Совсем недавно таким пространством (пускай и на не слишком продолжительный срок) оказалась Новая сцена Большого театра, ставшая местом важнейших художественных высказываний в российской опере первой половины нулевых — от "Похождений повесы" и "Евгения Онегина" Дмитрия Чернякова до "Летучего голландца" Петера Конвичного и "Детей Розенталя" Леонида Десятникова: в сущности, ни одна из этих манифестаций не могла быть реализована на Основной сцене Большого. Разумеется, этот прорыв произошел не на ровном месте — с одной стороны, будучи подготовленным ходом истории, а с другой — являясь суммой усилий команды Анатолия Иксанова, Александра Ведерникова и Вадима Журавлева,— но именно открытие Новой сцены в 2002 году стало катализатором тех инновационных процессов, во власти которых столичная Театральная площадь оказалась в начале прошлого десятилетия. У Мариинского театра, понятное дело, призраков и скелетов в шкафу поменьше, чем у Большого — но следствием открытия Мариинки-2 для вотчины Валерия Гергиева вполне может стать если не аналогичный прорыв, то хотя бы заметный подъем.
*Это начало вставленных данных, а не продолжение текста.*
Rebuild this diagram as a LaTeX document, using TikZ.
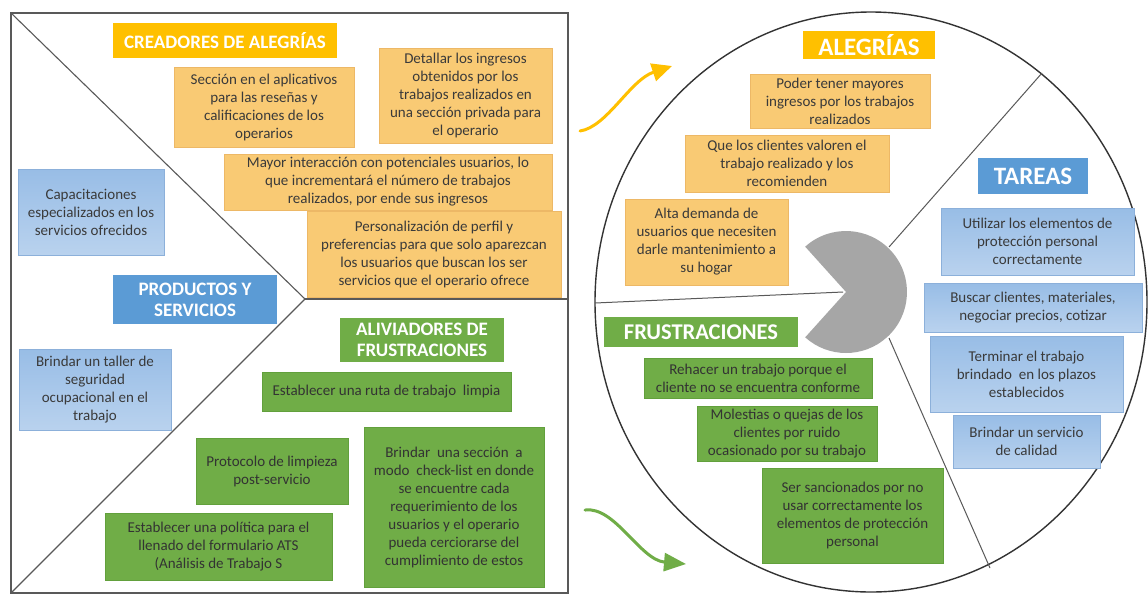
\documentclass[tikz,border=0pt]{standalone}
\usepackage{fontspec}
\setmainfont{Carlito}
\usetikzlibrary{arrows.meta}

\definecolor{gold}{HTML}{FFC000}
\definecolor{peach}{HTML}{F9CA74}
\definecolor{peachline}{HTML}{EDB866}
\definecolor{steel}{HTML}{5B9BD5}
\definecolor{skytop}{HTML}{98BDE6}
\definecolor{skybot}{HTML}{B9D2EE}
\definecolor{skyline}{HTML}{8CB0DA}
\definecolor{leaf}{HTML}{70AD47}
\definecolor{leafline}{HTML}{62A03C}
\definecolor{ink}{HTML}{3A3A3A}
\definecolor{rim}{HTML}{595959}
\definecolor{pac}{HTML}{A6A6A6}

\tikzset{
  sz/.style 2 args={minimum width=#1, minimum height=#2},
  cell/.style={rectangle, inner sep=0pt, align=center, text=ink,
               font=\fontsize{15}{18}\selectfont},
  peachbox/.style={cell, fill=peach, draw=peachline, line width=0.8pt},
  skybox/.style={cell, top color=skytop, bottom color=skybot, draw=skyline, line width=0.8pt},
  leafbox/.style={cell, fill=leaf, draw=leafline, line width=0.8pt, text=black!80},
  hdr/.style={rectangle, inner sep=0pt, align=center, text=white,
              font=\bfseries\fontsize{19}{21}\selectfont},
  bighdr/.style={hdr, font=\bfseries\fontsize{25}{27}\selectfont},
  frame/.style={draw=rim, line width=1.4pt},
  divider/.style={draw=rim, line width=1.1pt},
  ring/.style={draw=black!80, line width=1.4pt},
  spoke/.style={draw=black!65, line width=1pt},
  flow/.style={line width=3pt, line cap=round},
}

\begin{document}
\begin{tikzpicture}[x=1pt, y=-1pt]
\useasboundingbox (0,0) rectangle (1148,595);
\fill[white] (0,0) rectangle (1148,595);

% ---------- value map (square) ----------
\coordinate (sqTL) at (11,13);
\coordinate (sqBL) at (11,593);
\coordinate (hub)  at (305,299);
\coordinate (sqR)  at (568,299);
\draw[frame] (11,13) rectangle (568,593);
\draw[divider] (sqTL) -- (hub) -- (sqBL);
\draw[divider] (hub) -- (sqR);

% gain creators
\node[hdr, fill=gold, sz={224}{35}] (hCA) at (225,40.5) {CREADORES DE ALEGRÍAS};
\node[peachbox, sz={180}{80}] (sec) at (264,107)
  {Sección en el aplicativos\\para las reseñas y\\calificaciones de los\\operarios};
\node[peachbox, sz={173}{95}] (det) at (465.5,95.5)
  {Detallar los ingresos\\obtenidos por los\\trabajos realizados en\\una sección privada para\\el operario};
\node[peachbox, sz={328}{56}] (may) at (388,182)
  {Mayor interacción con potenciales usuarios, lo\\que incrementará el número de trabajos\\realizados, por ende sus ingresos};
\node[peachbox, sz={254}{86}] (per) at (434,254)
  {Personalización de perfil y\\preferencias para que solo aparezcan\\los usuarios que buscan los ser\\servicios que el operario ofrece};

% products and services
\node[skybox, sz={146}{86}] (cap) at (91,212)
  {Capacitaciones\\especializados en los\\servicios ofrecidos};
\node[hdr, fill=steel, sz={164}{49}] (hPS) at (195,299.5) {PRODUCTOS Y\\SERVICIOS};
\node[skybox, sz={152}{81}] (tal) at (95,389.5)
  {Brindar un taller de\\seguridad\\ocupacional en el\\trabajo};

% pain relievers
\node[hdr, fill=leaf, sz={164}{44}] (hAF) at (422,340) {ALIVIADORES DE\\FRUSTRACIONES};
\node[leafbox, sz={249}{39}] (ruta) at (386.5,391.5) {Establecer una ruta de trabajo\ \ limpia};
\node[leafbox, sz={152}{66}] (pro) at (272,471) {Protocolo de limpieza\\post-servicio};
\node[leafbox, sz={227}{67}] (pol) at (218.5,546.5)
  {Establecer una política para el\\llenado del formulario ATS\\(Análisis de Trabajo S};
\node[leafbox, sz={180}{160}] (chk) at (454,507)
  {Brindar\ \ una sección\ \ a\\modo\ \ check-list en donde\\se encuentre cada\\requerimiento de los\\usuarios y el operario\\pueda cerciorarse del\\cumplimiento de estos};

% ---------- customer profile (circle) ----------
\coordinate (rimNE) at (1042,73);
\coordinate (rimW)  at (595,303);
\coordinate (rimSE) at (990,568);
\coordinate (pacNE) at (889,247);
\coordinate (pacW)  at (843,292);
\coordinate (pacSE) at (889,338);
\draw[ring] (871,302) ellipse [x radius=276, y radius=290];
\draw[spoke] (pacNE) -- (rimNE);
\draw[spoke] (rimW) -- (pacW);
\draw[spoke] (pacSE) -- (rimSE);
\fill[pac] (846,292) -- ++(-132:61) arc[start angle=-132, end angle=132, radius=61] -- cycle;

% gains
\node[bighdr, fill=gold, sz={132}{28}] (hAl) at (869,45) {ALEGRÍAS};
\node[peachbox, sz={180}{54}] (pod) at (840,101)
  {Poder tener mayores\\ingresos por los trabajos\\realizados};
\node[peachbox, sz={204}{57}] (que) at (787,163.5)
  {Que los clientes valoren el\\trabajo realizado y los\\recomienden};
\node[peachbox, sz={163}{86}] (alt) at (706.5,242)
  {Alta demanda de\\usuarios que necesiten\\darle mantenimiento a\\su hogar};

% customer jobs
\node[bighdr, fill=steel, sz={110}{36}] (hTa) at (1033,176) {TAREAS};
\node[skybox, sz={193}{67}] (uti) at (1037.5,241.5)
  {Utilizar los elementos de\\protección personal\\correctamente};
\node[skybox, sz={218}{49}] (bus) at (1033,307.5)
  {Buscar clientes, materiales,\\negociar precios, cotizar};
\node[skybox, sz={193}{76}] (ter) at (1026.5,374)
  {Terminar el trabajo\\brindado\ \ en los plazos\\establecidos};
\node[skybox, sz={147}{53}] (bri) at (1026.5,441.5)
  {Brindar un servicio\\de calidad};

% pains
\node[hdr, fill=leaf, sz={194}{30}, font=\bfseries\fontsize{22.5}{24}\selectfont] (hFr) at (701,332) {FRUSTRACIONES};
\node[leafbox, sz={228}{40}] (reh) at (758,378)
  {Rehacer un trabajo porque el\\cliente no se encuentra conforme};
\node[leafbox, sz={180}{55}] (mol) at (787,433.5)
  {Molestias o quejas de los\\clientes por ruido\\ocasionado por su trabajo};
\node[leafbox, sz={181}{95}] (ser) at (852.5,515.5)
  {Ser sancionados por no\\usar correctamente los\\elementos de protección\\personal};

% ---------- fit arrows ----------
\coordinate (upFrom) at (580,131);
\coordinate (upTo)   at (672,66);
\coordinate (dnFrom) at (585,510);
\coordinate (dnTo)   at (686,564);
\draw[flow, draw=gold, -{Triangle[length=20pt, width=18pt]}]
  (upFrom) .. controls (607,127) and (630,80) .. (upTo);
\draw[flow, draw=leaf, -{Triangle[length=22pt, width=18pt]}]
  (dnFrom) .. controls (615,506) and (640,560) .. (dnTo);
\end{tikzpicture}
\end{document}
В этом смысле вторая сцена Мариинского театра находится даже в более выигрышном стратегическом положении, нежели Новая сцена Большого, с самого начала своего существования воспринимавшаяся в качестве "театра рядом с Большим", театра-сателлита (и окончательно, похоже, примирившаяся с подобной участью после открытия исторических подмостков Большого). Мариинке-1 трудно тягаться с Мариинкой-2 в плане акустических достоинств и технической оснащенности — не говоря уже об удобстве нового здания для публики и для сотрудников театра. Мариинка-2 — это шанс для всего современного отечественного оперного театра: пространство, свободное от всяких ожиданий, не предъявляющий никаких требований пустой объем, чистый загрунтованный холст, открывающий невиданные перспективы для тех, кому предстоит с ним работать. Наполнение Мариинки-2 художественным смыслом выглядит, конечно, главным вызовом, который будет стоять перед Валерием Гергиевым в ближайшие годы. Не вполне ясно, правда, отдает ли Валерий Абисалович себе в этом отчет — но, с другой стороны, мало кто в нашей стране умеет так принимать удар, как хозяин Мариинки-Сити.